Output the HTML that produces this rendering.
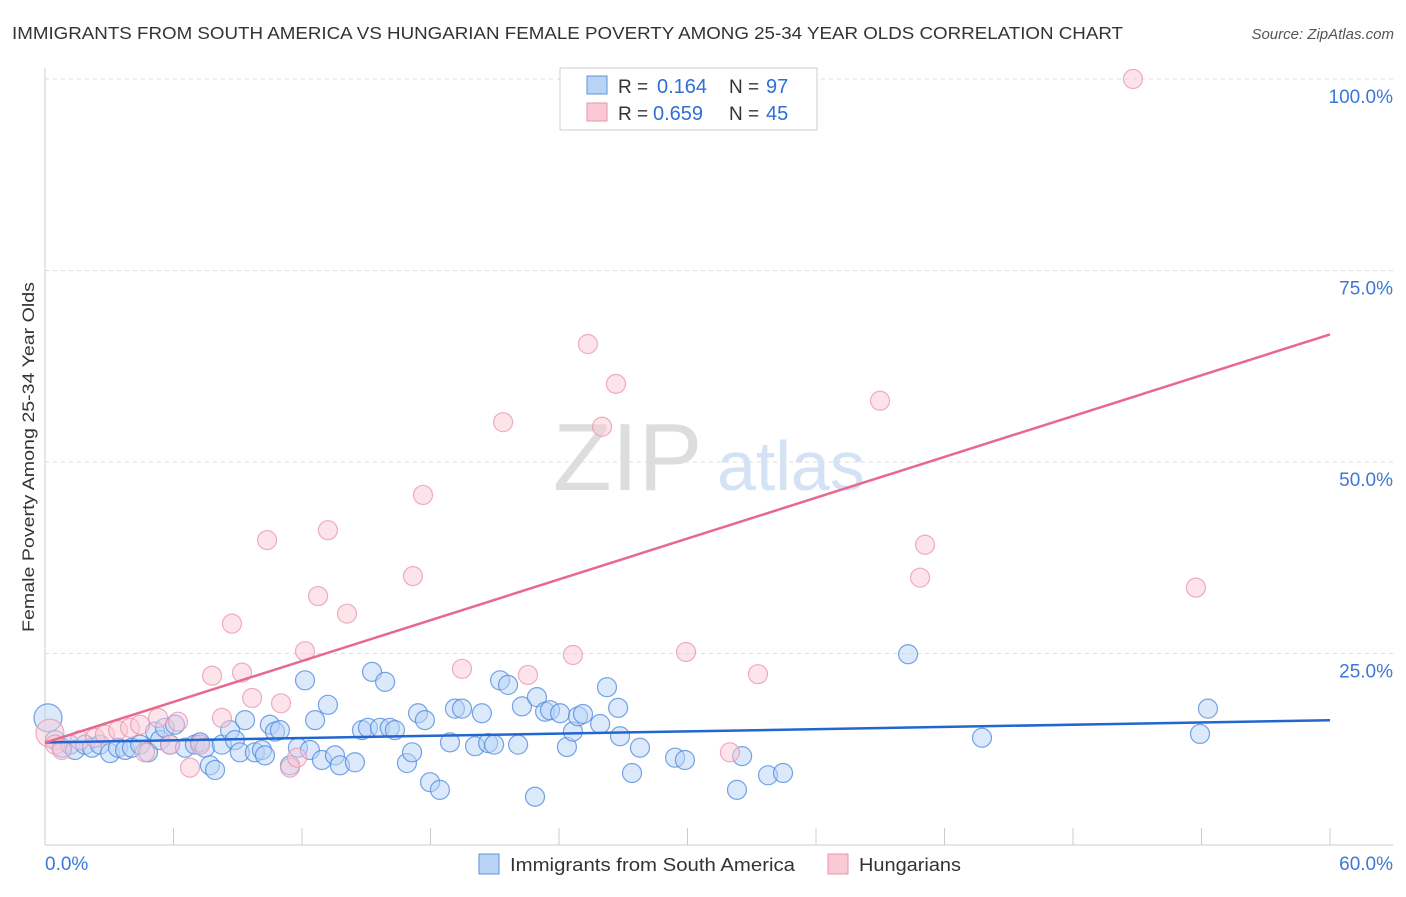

__________

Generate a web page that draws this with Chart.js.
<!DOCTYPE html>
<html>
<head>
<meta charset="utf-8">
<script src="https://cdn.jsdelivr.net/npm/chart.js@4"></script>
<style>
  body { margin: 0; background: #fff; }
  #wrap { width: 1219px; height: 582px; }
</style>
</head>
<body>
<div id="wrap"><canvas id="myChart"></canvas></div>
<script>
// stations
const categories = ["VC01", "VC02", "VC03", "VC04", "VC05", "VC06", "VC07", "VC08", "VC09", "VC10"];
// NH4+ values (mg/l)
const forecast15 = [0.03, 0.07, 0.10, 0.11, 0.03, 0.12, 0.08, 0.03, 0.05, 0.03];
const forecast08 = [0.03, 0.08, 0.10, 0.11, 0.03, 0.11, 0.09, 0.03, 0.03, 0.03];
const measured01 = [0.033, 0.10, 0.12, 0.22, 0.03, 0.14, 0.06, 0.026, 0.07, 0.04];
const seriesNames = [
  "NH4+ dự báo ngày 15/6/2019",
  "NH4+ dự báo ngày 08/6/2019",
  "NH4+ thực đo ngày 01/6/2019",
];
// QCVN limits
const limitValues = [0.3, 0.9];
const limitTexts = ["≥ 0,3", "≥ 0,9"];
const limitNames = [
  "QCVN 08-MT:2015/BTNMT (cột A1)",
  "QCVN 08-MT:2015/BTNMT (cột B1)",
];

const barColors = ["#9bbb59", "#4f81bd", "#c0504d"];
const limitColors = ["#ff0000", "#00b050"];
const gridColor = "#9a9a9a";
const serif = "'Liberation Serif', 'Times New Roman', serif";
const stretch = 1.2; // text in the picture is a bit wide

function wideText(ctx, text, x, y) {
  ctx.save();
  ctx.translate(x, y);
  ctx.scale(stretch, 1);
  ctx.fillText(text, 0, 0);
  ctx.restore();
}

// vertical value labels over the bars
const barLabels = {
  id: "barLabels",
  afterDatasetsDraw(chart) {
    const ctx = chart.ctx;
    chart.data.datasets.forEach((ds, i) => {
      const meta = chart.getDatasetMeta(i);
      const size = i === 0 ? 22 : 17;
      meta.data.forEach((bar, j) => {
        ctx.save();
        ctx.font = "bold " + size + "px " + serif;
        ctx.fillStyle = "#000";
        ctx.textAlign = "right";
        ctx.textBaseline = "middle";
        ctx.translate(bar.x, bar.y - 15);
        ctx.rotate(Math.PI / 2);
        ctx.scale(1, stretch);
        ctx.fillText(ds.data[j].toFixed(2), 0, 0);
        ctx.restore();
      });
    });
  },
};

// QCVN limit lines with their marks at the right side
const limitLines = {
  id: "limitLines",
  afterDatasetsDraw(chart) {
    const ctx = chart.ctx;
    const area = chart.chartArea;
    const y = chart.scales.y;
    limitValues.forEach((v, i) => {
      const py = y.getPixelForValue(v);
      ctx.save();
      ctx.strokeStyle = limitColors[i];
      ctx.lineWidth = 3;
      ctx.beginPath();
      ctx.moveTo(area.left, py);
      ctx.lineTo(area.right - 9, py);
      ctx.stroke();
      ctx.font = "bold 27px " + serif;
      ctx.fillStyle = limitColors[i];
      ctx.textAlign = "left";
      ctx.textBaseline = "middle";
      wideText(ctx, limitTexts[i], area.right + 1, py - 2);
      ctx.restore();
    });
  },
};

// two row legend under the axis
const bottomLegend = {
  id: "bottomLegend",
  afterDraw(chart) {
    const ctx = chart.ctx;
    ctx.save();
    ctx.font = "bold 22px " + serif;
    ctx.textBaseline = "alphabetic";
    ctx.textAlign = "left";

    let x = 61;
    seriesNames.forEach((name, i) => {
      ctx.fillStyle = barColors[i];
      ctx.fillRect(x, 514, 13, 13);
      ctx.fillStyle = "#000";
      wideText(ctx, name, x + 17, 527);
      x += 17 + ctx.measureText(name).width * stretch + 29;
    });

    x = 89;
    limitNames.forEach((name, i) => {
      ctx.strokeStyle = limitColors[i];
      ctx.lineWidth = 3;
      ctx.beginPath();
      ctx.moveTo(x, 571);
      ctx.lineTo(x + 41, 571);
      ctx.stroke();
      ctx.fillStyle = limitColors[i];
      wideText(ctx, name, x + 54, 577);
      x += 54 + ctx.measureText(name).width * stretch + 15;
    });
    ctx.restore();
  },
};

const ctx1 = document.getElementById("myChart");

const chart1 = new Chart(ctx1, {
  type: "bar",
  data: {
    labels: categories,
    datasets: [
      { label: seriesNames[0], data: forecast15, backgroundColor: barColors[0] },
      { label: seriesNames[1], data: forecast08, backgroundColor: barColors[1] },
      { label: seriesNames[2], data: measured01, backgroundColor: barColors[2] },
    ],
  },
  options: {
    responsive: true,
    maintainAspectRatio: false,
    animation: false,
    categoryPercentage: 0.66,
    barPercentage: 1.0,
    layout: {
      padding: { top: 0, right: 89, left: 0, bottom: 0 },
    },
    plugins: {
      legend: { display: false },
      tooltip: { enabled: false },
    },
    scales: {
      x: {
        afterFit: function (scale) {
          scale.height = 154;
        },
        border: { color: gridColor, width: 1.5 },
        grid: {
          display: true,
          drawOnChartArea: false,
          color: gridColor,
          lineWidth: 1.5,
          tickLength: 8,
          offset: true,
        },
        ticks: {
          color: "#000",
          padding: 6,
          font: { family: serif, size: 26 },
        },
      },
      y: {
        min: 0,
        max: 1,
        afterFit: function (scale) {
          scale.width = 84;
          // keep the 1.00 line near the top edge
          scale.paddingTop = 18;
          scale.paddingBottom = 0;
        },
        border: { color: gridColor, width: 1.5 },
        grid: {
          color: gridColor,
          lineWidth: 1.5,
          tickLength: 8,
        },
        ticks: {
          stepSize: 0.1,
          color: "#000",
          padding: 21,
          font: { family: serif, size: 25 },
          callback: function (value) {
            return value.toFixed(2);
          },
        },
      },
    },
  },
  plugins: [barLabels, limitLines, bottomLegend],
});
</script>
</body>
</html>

__________

- **Problem**: List all lines where "with" occurs.

- **The reply**:
Generate a web page that draws this with Chart.js.
// QCVN limit lines with their marks at the right side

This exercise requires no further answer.